Task -> Render the material again word for word, skipping the pictures in it.

Charts and diagrams as code:

-=-=-=-=-

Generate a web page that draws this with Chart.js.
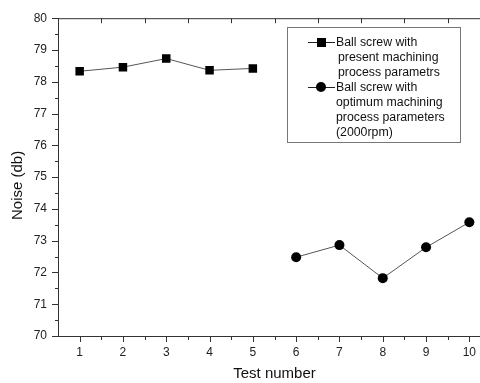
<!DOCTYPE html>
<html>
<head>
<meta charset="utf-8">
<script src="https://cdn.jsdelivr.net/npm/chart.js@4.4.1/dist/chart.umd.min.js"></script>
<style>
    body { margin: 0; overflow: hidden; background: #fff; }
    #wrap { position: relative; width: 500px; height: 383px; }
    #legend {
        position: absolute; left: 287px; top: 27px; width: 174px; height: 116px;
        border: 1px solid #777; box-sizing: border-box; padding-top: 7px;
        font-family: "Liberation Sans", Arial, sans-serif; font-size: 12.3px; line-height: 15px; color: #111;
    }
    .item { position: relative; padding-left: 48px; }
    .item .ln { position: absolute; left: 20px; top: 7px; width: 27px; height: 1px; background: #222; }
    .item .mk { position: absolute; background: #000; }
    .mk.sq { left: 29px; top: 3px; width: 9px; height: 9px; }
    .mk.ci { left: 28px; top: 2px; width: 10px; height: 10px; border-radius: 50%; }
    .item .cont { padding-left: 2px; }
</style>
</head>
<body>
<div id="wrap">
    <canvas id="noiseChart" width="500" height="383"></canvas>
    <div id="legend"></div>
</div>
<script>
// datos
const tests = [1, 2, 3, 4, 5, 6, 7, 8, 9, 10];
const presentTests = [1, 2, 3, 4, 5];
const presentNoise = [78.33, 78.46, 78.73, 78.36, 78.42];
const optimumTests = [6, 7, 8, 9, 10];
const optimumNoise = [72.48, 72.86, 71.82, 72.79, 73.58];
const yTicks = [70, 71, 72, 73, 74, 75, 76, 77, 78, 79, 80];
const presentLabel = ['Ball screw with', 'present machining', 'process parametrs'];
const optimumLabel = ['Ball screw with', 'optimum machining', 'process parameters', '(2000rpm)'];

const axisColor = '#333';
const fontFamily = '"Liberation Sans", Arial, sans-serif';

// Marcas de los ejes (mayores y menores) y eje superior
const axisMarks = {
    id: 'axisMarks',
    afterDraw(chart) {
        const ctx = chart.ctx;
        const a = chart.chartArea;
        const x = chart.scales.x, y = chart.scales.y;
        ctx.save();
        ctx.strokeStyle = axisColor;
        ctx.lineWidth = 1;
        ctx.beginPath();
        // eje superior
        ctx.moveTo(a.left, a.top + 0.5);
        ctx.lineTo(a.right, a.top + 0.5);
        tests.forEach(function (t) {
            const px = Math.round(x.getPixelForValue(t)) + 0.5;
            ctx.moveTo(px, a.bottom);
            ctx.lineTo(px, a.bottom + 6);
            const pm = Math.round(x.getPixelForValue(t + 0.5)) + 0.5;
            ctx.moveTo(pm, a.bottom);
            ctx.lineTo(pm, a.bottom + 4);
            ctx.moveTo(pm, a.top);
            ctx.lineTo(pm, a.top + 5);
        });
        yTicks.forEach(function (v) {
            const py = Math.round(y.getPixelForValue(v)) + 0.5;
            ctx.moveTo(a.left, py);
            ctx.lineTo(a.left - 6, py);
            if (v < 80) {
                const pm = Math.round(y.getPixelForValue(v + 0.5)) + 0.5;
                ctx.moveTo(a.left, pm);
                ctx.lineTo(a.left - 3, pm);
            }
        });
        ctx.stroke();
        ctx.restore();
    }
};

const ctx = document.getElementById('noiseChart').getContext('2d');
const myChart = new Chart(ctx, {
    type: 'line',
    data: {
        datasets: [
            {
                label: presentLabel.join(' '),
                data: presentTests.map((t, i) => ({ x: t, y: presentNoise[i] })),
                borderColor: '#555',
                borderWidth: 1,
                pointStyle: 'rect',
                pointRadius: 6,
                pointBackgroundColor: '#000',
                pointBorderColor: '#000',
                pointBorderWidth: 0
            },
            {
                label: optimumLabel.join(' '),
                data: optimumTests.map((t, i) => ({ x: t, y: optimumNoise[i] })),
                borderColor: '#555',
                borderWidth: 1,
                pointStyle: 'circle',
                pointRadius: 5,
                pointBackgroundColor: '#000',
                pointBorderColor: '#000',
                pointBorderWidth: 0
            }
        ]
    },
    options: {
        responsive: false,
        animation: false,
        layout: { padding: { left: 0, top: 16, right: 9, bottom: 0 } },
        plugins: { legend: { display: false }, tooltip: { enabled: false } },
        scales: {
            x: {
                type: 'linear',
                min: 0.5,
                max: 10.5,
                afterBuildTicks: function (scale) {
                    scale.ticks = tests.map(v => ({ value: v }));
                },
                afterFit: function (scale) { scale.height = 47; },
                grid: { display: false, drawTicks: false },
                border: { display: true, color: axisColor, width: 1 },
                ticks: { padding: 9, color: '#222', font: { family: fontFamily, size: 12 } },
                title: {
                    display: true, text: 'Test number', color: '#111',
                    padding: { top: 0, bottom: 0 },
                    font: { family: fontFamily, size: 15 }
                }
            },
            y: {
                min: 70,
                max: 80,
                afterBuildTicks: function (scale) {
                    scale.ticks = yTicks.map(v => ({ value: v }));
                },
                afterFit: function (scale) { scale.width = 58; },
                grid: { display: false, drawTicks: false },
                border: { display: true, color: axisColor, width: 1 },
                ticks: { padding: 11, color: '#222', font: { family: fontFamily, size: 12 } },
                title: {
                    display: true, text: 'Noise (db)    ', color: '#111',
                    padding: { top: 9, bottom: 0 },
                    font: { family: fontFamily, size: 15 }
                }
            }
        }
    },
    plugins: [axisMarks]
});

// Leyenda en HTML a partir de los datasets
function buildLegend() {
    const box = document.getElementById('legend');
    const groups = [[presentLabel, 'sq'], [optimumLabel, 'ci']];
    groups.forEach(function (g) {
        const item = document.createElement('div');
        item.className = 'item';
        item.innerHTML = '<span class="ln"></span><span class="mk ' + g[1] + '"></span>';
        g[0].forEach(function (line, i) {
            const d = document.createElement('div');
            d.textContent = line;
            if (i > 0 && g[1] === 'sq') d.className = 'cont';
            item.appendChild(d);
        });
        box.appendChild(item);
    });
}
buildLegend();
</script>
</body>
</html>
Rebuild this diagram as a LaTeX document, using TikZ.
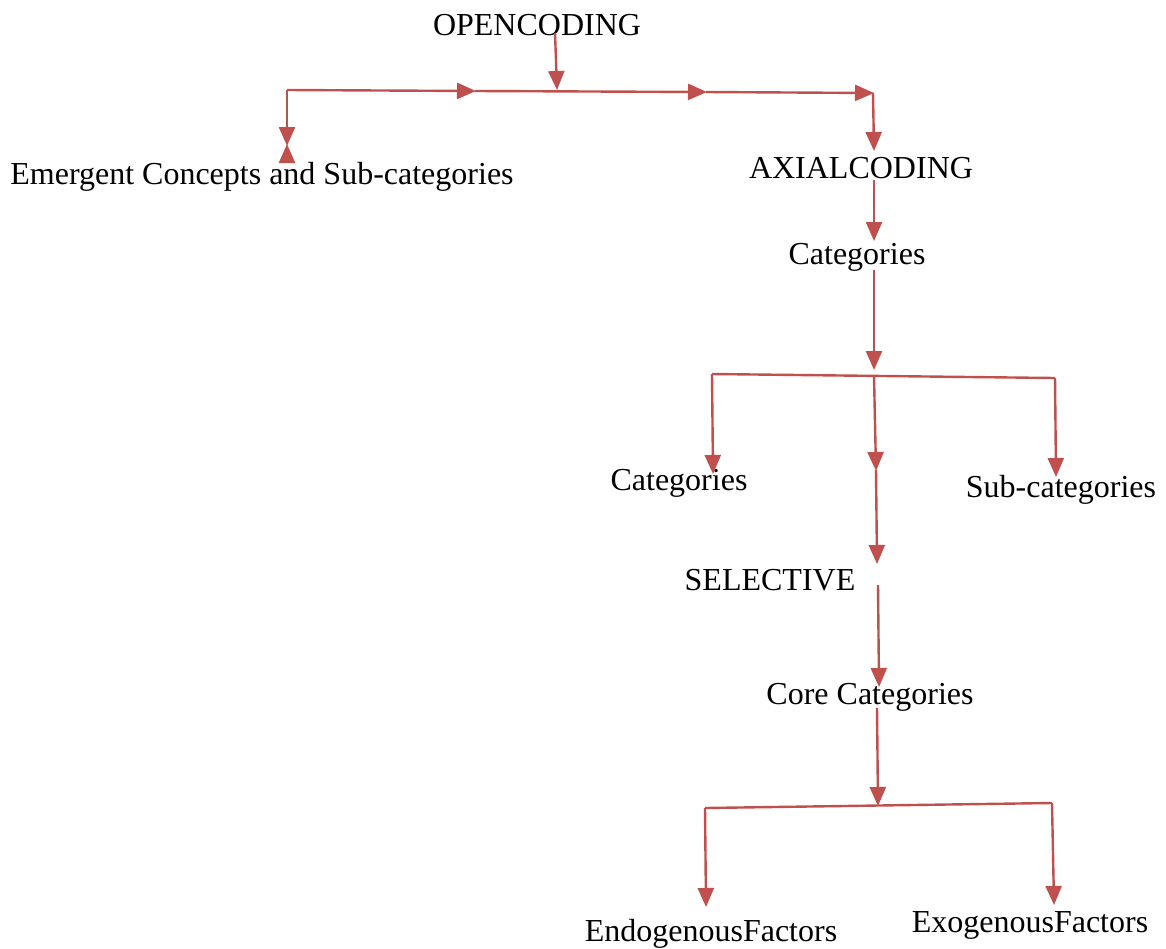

-=-=-=-=-

Written solution ->
Generate a web page that draws this with Chart.js.
<!DOCTYPE html>
<html>
<head>
<meta charset="utf-8">
<script src="https://cdn.jsdelivr.net/npm/chart.js@4.4.1/dist/chart.umd.min.js"></script>
<style>
    body { margin: 0; overflow: hidden; background: #fff; }
    #wrap { position: relative; width: 500px; height: 383px; }
    #legend {
        position: absolute; left: 287px; top: 27px; width: 174px; height: 116px;
        border: 1px solid #777; box-sizing: border-box; padding-top: 7px;
        font-family: "Liberation Sans", Arial, sans-serif; font-size: 12.3px; line-height: 15px; color: #111;
    }
    .item { position: relative; padding-left: 48px; }
    .item .ln { position: absolute; left: 20px; top: 7px; width: 27px; height: 1px; background: #222; }
    .item .mk { position: absolute; background: #000; }
    .mk.sq { left: 29px; top: 3px; width: 9px; height: 9px; }
    .mk.ci { left: 28px; top: 2px; width: 10px; height: 10px; border-radius: 50%; }
    .item .cont { padding-left: 2px; }
</style>
</head>
<body>
<div id="wrap">
    <canvas id="noiseChart" width="500" height="383"></canvas>
    <div id="legend"></div>
</div>
<script>
// datos
const tests = [1, 2, 3, 4, 5, 6, 7, 8, 9, 10];
const presentTests = [1, 2, 3, 4, 5];
const presentNoise = [78.33, 78.46, 78.73, 78.36, 78.42];
const optimumTests = [6, 7, 8, 9, 10];
const optimumNoise = [72.48, 72.86, 71.82, 72.79, 73.58];
const yTicks = [70, 71, 72, 73, 74, 75, 76, 77, 78, 79, 80];
const presentLabel = ['Ball screw with', 'present machining', 'process parametrs'];
const optimumLabel = ['Ball screw with', 'optimum machining', 'process parameters', '(2000rpm)'];

const axisColor = '#333';
const fontFamily = '"Liberation Sans", Arial, sans-serif';

// Marcas de los ejes (mayores y menores) y eje superior
const axisMarks = {
    id: 'axisMarks',
    afterDraw(chart) {
        const ctx = chart.ctx;
        const a = chart.chartArea;
        const x = chart.scales.x, y = chart.scales.y;
        ctx.save();
        ctx.strokeStyle = axisColor;
        ctx.lineWidth = 1;
        ctx.beginPath();
        // eje superior
        ctx.moveTo(a.left, a.top + 0.5);
        ctx.lineTo(a.right, a.top + 0.5);
        tests.forEach(function (t) {
            const px = Math.round(x.getPixelForValue(t)) + 0.5;
            ctx.moveTo(px, a.bottom);
            ctx.lineTo(px, a.bottom + 6);
            const pm = Math.round(x.getPixelForValue(t + 0.5)) + 0.5;
            ctx.moveTo(pm, a.bottom);
            ctx.lineTo(pm, a.bottom + 4);
            ctx.moveTo(pm, a.top);
            ctx.lineTo(pm, a.top + 5);
        });
        yTicks.forEach(function (v) {
            const py = Math.round(y.getPixelForValue(v)) + 0.5;
            ctx.moveTo(a.left, py);
            ctx.lineTo(a.left - 6, py);
            if (v < 80) {
                const pm = Math.round(y.getPixelForValue(v + 0.5)) + 0.5;
                ctx.moveTo(a.left, pm);
                ctx.lineTo(a.left - 3, pm);
            }
        });
        ctx.stroke();
        ctx.restore();
    }
};

const ctx = document.getElementById('noiseChart').getContext('2d');
const myChart = new Chart(ctx, {
    type: 'line',
    data: {
        datasets: [
            {
                label: presentLabel.join(' '),
                data: presentTests.map((t, i) => ({ x: t, y: presentNoise[i] })),
                borderColor: '#555',
                borderWidth: 1,
                pointStyle: 'rect',
                pointRadius: 6,
                pointBackgroundColor: '#000',
                pointBorderColor: '#000',
                pointBorderWidth: 0
            },
            {
                label: optimumLabel.join(' '),
                data: optimumTests.map((t, i) => ({ x: t, y: optimumNoise[i] })),
                borderColor: '#555',
                borderWidth: 1,
                pointStyle: 'circle',
                pointRadius: 5,
                pointBackgroundColor: '#000',
                pointBorderColor: '#000',
                pointBorderWidth: 0
            }
        ]
    },
    options: {
        responsive: false,
        animation: false,
        layout: { padding: { left: 0, top: 16, right: 9, bottom: 0 } },
        plugins: { legend: { display: false }, tooltip: { enabled: false } },
        scales: {
            x: {
                type: 'linear',
                min: 0.5,
                max: 10.5,
                afterBuildTicks: function (scale) {
                    scale.ticks = tests.map(v => ({ value: v }));
                },
                afterFit: function (scale) { scale.height = 47; },
                grid: { display: false, drawTicks: false },
                border: { display: true, color: axisColor, width: 1 },
                ticks: { padding: 9, color: '#222', font: { family: fontFamily, size: 12 } },
                title: {
                    display: true, text: 'Test number', color: '#111',
                    padding: { top: 0, bottom: 0 },
                    font: { family: fontFamily, size: 15 }
                }
            },
            y: {
                min: 70,
                max: 80,
                afterBuildTicks: function (scale) {
                    scale.ticks = yTicks.map(v => ({ value: v }));
                },
                afterFit: function (scale) { scale.width = 58; },
                grid: { display: false, drawTicks: false },
                border: { display: true, color: axisColor, width: 1 },
                ticks: { padding: 11, color: '#222', font: { family: fontFamily, size: 12 } },
                title: {
                    display: true, text: 'Noise (db)    ', color: '#111',
                    padding: { top: 9, bottom: 0 },
                    font: { family: fontFamily, size: 15 }
                }
            }
        }
    },
    plugins: [axisMarks]
});

// Leyenda en HTML a partir de los datasets
function buildLegend() {
    const box = document.getElementById('legend');
    const groups = [[presentLabel, 'sq'], [optimumLabel, 'ci']];
    groups.forEach(function (g) {
        const item = document.createElement('div');
        item.className = 'item';
        item.innerHTML = '<span class="ln"></span><span class="mk ' + g[1] + '"></span>';
        g[0].forEach(function (line, i) {
            const d = document.createElement('div');
            d.textContent = line;
            if (i > 0 && g[1] === 'sq') d.className = 'cont';
            item.appendChild(d);
        });
        box.appendChild(item);
    });
}
buildLegend();
</script>
</body>
</html>
Rebuild this diagram as a LaTeX document, using TikZ.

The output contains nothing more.